The Race 300 has done me all winter; this was a bad winter and so the hard  tail was just perfect, easier to maintain than the Rocky.

Now spring is at last starting to show it’s head (2010) so time for some changes, XTR : dual control brakes, 11-32  cassette and  back dérailleur have been ordered. Front dérailleur will be order in a week or when in stock

Added last night the back brake XTR, cable was to long so cut / bleed / purge but all is well, it is so much better that the XT, far smoother, now just waiting for the front derailler to arrive so that I can change the front brake. Pedalier XTR is now fitted

All done, except the wheels all is a full XTR setup, bike now weighing in at 11 kilos

Latest modif, have just added a Chris King head set, these are the best that money can buy, have had them on all my bikes, they never break or need ajusting and are so nice …. I added the silver coloured version, goes nicely with the blue frame

Not the right colour

Full XTR Setup

Update : Back wheel XT M775 Shimano XT M775 back wheel

The axle of this wheel was getting noisy and I wanted to re grease it, normally with Shimano wheels there is a 17mm nut at each end , you just undo one of these and basically slide the axle out from the other end. With this wheel only one nut can be accessed (#3 on the Shimano PDF)

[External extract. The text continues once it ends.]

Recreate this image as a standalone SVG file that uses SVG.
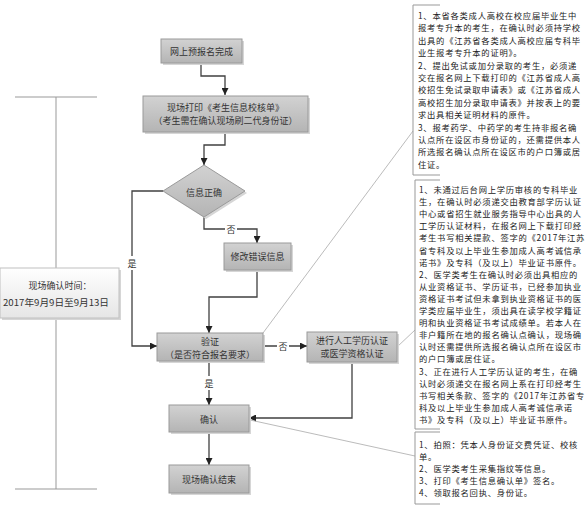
<svg xmlns="http://www.w3.org/2000/svg" width="585" height="525" viewBox="0 0 585 525">
<defs>
<linearGradient id="gray" x1="0" y1="0" x2="0" y2="1">
<stop offset="0" stop-color="#d2d2d2"/>
<stop offset="1" stop-color="#b4b4b4"/>
</linearGradient>
<linearGradient id="white" x1="0" y1="0" x2="0" y2="1">
<stop offset="0" stop-color="#ffffff"/>
<stop offset="1" stop-color="#e6e6e6"/>
</linearGradient>
<marker id="arr" viewBox="0 0 10 10" refX="10" refY="5" markerWidth="7" markerHeight="7" markerUnits="userSpaceOnUse" orient="auto">
<path d="M0,0 L10,5 L0,10 Z" fill="#222"/>
</marker>
</defs>
<style>
.box{fill:url(#gray);stroke:#9a9a9a;stroke-width:1}
.shadow{fill:#d6d6d6}
.t{font-family:"Noto Sans CJK SC","Liberation Sans",sans-serif;font-size:9px;fill:#333;text-anchor:middle;dominant-baseline:central}
.note{font-family:"Noto Sans CJK SC","Liberation Sans",sans-serif;font-size:8.3px;letter-spacing:0.75px;fill:#222;dominant-baseline:central}
.c{fill:none;stroke:#404040;stroke-width:1.3}
.lbl{font-family:"Noto Sans CJK SC","Liberation Sans",sans-serif;font-size:9px;fill:#333;text-anchor:middle;dominant-baseline:central}
.br{fill:none;stroke:#999;stroke-width:1}
.dg{fill:none;stroke:#aaa;stroke-width:0.8}
</style>
<rect width="585" height="525" fill="#fff"/>

<g id="timeline">
<path class="br" d="M15,97 H97 M56,97 V489 M15,489 H97" stroke="#c8c8c8"/>
</g>
<g id="time-box">
<rect class="shadow" x="2" y="270" width="119" height="50"/>
<rect x="0" y="268" width="119" height="50" fill="url(#white)" stroke="#c0c0c0"/>
<text class="t" x="60" y="285.5" font-size="11">现场确认时间：</text>
<text class="t" x="56" y="302" font-size="11" textLength="106" lengthAdjust="spacingAndGlyphs">2017年9月9日至9月13日</text>
</g>

<g id="connectors">
<path class="c" d="M201,63 V76 H225 V95" marker-end="url(#arr)"/>
<path class="c" d="M225,132 V145 H204 V165" marker-end="url(#arr)"/>
<path class="c" d="M163,191 H132 V346 H157" marker-end="url(#arr)"/>
<path class="c" d="M204,217 V229 H257 V243" marker-end="url(#arr)"/>
<path class="c" d="M257,270 V297 H209 V333" marker-end="url(#arr)"/>
<path class="c" d="M263,346 H307" marker-end="url(#arr)"/>
<path class="c" d="M209,361 V405" marker-end="url(#arr)"/>
<path class="c" d="M352,362 V418 H249" marker-end="url(#arr)"/>
<path class="c" d="M209,432 V465" marker-end="url(#arr)"/>
<rect x="126" y="256" width="12" height="14" fill="#fff"/>
<text class="lbl" x="132" y="263">是</text>
<rect x="225" y="223" width="12" height="12" fill="#fff"/>
<text class="lbl" x="231" y="229">否</text>
<rect x="277" y="340" width="12" height="12" fill="#fff"/>
<text class="lbl" x="283" y="346">否</text>
<rect x="203" y="376" width="12" height="14" fill="#fff"/>
<text class="lbl" x="209" y="383">是</text>
<path class="dg" d="M263,333 L413,131"/>
<path class="dg" d="M397,347 L415,330"/>
<path class="dg" d="M250,420 L415,456"/>
</g>

<g id="n1">
<rect class="shadow" x="163" y="41" width="81" height="24"/>
<rect class="box" x="161" y="39" width="81" height="24"/>
<text class="t" x="201.5" y="51">网上预报名完成</text>
</g>
<g id="n2">
<rect class="shadow" x="145" y="98" width="165" height="36"/>
<rect class="box" x="143" y="96" width="165" height="36"/>
<text class="t" x="225.5" y="107.5">现场打印《考生信息校核单》</text>
<text class="t" x="225.5" y="120.5">（考生需在确认现场刷二代身份证）</text>
</g>
<g id="n3">
<path d="M206,167 L247,193 L206,219 L165,193 Z" fill="#d6d6d6"/>
<path class="box" d="M204,165 L245,191 L204,217 L163,191 Z"/>
<text class="t" x="204" y="192">信息正确</text>
</g>
<g id="n4">
<rect class="shadow" x="226" y="245" width="67" height="27"/>
<rect class="box" x="224" y="243" width="67" height="27"/>
<text class="t" x="257.5" y="256.5">修改错误信息</text>
</g>
<g id="n5">
<rect class="shadow" x="159" y="335" width="106" height="28"/>
<rect class="box" x="157" y="333" width="106" height="28"/>
<text class="t" x="210" y="341">验证</text>
<text class="t" x="210" y="354">（是否符合报名要求）</text>
</g>
<g id="n6">
<rect class="shadow" x="309" y="334" width="90" height="30"/>
<rect class="box" x="307" y="332" width="90" height="30"/>
<text class="t" x="352" y="340.5">进行人工学历认证</text>
<text class="t" x="352" y="353.5">或医学资格认证</text>
</g>
<g id="n7">
<rect class="shadow" x="171" y="407" width="80" height="27"/>
<rect class="box" x="169" y="405" width="80" height="27"/>
<text class="t" x="209" y="419">确认</text>
</g>
<g id="n8">
<rect class="shadow" x="171" y="467" width="80" height="28"/>
<rect class="box" x="169" y="465" width="80" height="28"/>
<text class="t" x="209" y="479">现场确认结束</text>
</g>

<g id="note1">
<path class="br" d="M440,5 H413 V175 H440"/>
<text class="note" x="418">
<tspan x="418" y="15">1、本省各类成人高校在校应届毕业生中</tspan>
<tspan x="418" y="27.4">报考专升本的考生，在确认时必须持学校</tspan>
<tspan x="418" y="39.8">出具的《江苏省各类成人高校应届专科毕</tspan>
<tspan x="418" y="52.2">业生报考专升本的证明》。</tspan>
<tspan x="418" y="64.6">2、提出免试或加分录取的考生，必须递</tspan>
<tspan x="418" y="77">交在报名网上下载打印的《江苏省成人高</tspan>
<tspan x="418" y="89.4">校招生免试录取申请表》或《江苏省成人</tspan>
<tspan x="418" y="101.8">高校招生加分录取申请表》并按表上的要</tspan>
<tspan x="418" y="114.2">求出具相关证明材料的原件。</tspan>
<tspan x="418" y="126.6">3、报考药学、中药学的考生持非报名确</tspan>
<tspan x="418" y="139">认点所在设区市身份证的，还需提供本人</tspan>
<tspan x="418" y="151.4">所选报名确认点所在设区市的户口簿或居</tspan>
<tspan x="418" y="163.8">住证。</tspan>
</text>
</g>
<g id="note2">
<path class="br" d="M440,180 H415 V429 H440"/>
<text class="note" x="419">
<tspan x="419" y="189">1、未通过后台网上学历审核的专科毕业</tspan>
<tspan x="419" y="201.1">生，在确认时必须递交由教育部学历认证</tspan>
<tspan x="419" y="213.2">中心或省招生就业服务指导中心出具的人</tspan>
<tspan x="419" y="225.3">工学历认证材料，在报名网上下载打印经</tspan>
<tspan x="419" y="237.4">考生书写相关提款、签字的《2017年江苏</tspan>
<tspan x="419" y="249.5">省专科及以上毕业生参加成人高考诚信承</tspan>
<tspan x="419" y="261.6">诺书》及专科（及以上）毕业证书原件。</tspan>
<tspan x="419" y="273.7">2、医学类考生在确认时必须出具相应的</tspan>
<tspan x="419" y="285.8">从业资格证书、学历证书，已经参加执业</tspan>
<tspan x="419" y="297.9">资格证书考试但未拿到执业资格证书的医</tspan>
<tspan x="419" y="310">学类应届毕业生，须出具在读学校学籍证</tspan>
<tspan x="419" y="322.1">明和执业资格证书考试成绩单。若本人在</tspan>
<tspan x="419" y="334.2">非户籍所在地的报名确认点确认，现场确</tspan>
<tspan x="419" y="346.3">认时还需提供所选报名确认点所在设区市</tspan>
<tspan x="419" y="358.4">的户口簿或居住证。</tspan>
<tspan x="419" y="370.5">3、正在进行人工学历认证的考生，在确</tspan>
<tspan x="419" y="382.6">认时必须递交在报名网上系在打印经考生</tspan>
<tspan x="419" y="394.7">书写相关条款、签字的《2017年江苏省专</tspan>
<tspan x="419" y="406.8">科及以上毕业生参加成人高考诚信承诺</tspan>
<tspan x="419" y="418.9">书》及专科（及以上）毕业证书原件。</tspan>
</text>
</g>
<g id="note3">
<path class="br" d="M440,432 H415 V504 H440"/>
<text class="note" x="419">
<tspan x="419" y="443.5">1、拍照：凭本人身份证交费凭证、校核</tspan>
<tspan x="419" y="455.6">单。</tspan>
<tspan x="419" y="467.7">2、医学类考生采集指纹等信息。</tspan>
<tspan x="419" y="479.8">3、打印《考生信息确认单》签名。</tspan>
<tspan x="419" y="491.9">4、领取报名回执、身份证。</tspan>
</text>
</g>
</svg>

What you have to do is block the (Left Hand Lock Nut (M14) with a 17mm cone spanner  (see #6 on the PDF, it’s the one nearest next to #11 seal ring) then with a locking pliers or a similar tool un screw the round piece (Cone (M14) w/Dust Cover) do this gently so not to damage the round shiny surface, this rounded piece you can then unscrew completely by hand, be careful there is a thin washer between the two #6 pieces that is not shown on the PDF) then the black nut and you can then slide the axle out from the cassette side, be careful that you do not drop and loose the bearings (#4) that are on the cassette side, 13 in all, let them drop onto a sheet or rag on the floor or table, so that you can clean them and where they were, the bearings on the non cassette side are in a race (#5), these will not drop out. clean everything as best you  can and re grease all.